As is often the case an X-factor seems to creep in and catch you by surprise while out of the water.
We had ours which meant that our original transit day of May 7th didn’t happen and we were rescheduled for the 14th. A while back Liam noticed a slow leak on one of our propeller shafts. In order to fix the leak he’d have slide the seal collar along the shaft.
But that wasn’t going to happen as one of the grub screws holding the collar in place had seized up resulting in him stripping the head off the screw. His only option was to cut the collar off with a grinder and fit a new one that we had Fed-Exed down from the states. That might sound a pretty easy fix, but cutting through a 20mm piece of solid stainless steel shortened his life buy a day. It was a very trying event, the depth of which only a cruiser would truly understand.
Also while on the hard we made many,many supermarket runs to top up the provisioning as we figured it was way easier to do it via a bus and van than trying to haul in by dinghy once we got to the Pacific side of the canal.

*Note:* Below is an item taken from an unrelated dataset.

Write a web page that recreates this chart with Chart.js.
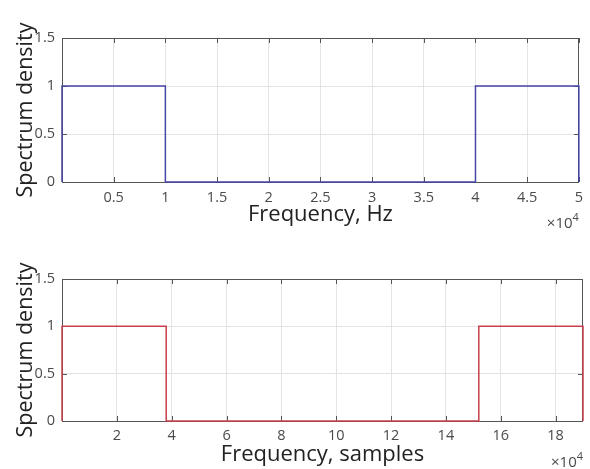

The local Rey supermarket was well stocked but for the bigger bulk items were rented a van and driver who took us to both PriceSmart on Panama City and the Free Zone in Colon.
All those trips were well worth the dollars spent and the convenience of packing stuff back while still in a marina . Albeit we had to get it up a ladder and onto the boat.
By now it was Thursday May 11th and time for the re-launch. Going back in the water can be as stressful as coming out and it was. Once the travelift had picked us up and started moving us we noticed GWTW was hanging a bit skewiff in the slings and for a while it looked like we might kiss the concrete on the way back down to the water. But with a lot of muscle power from the boys on the dock they managed to hold us straight ‘till we were floating again.
We fuelled up with diesel on the way past the fuel barge after waiting three hours for the barge man to show up. Then it was back to our assigned slip.
With our canal transit now in three days time we had all fingers and toes crossed that nothing untoward would happen between now and then.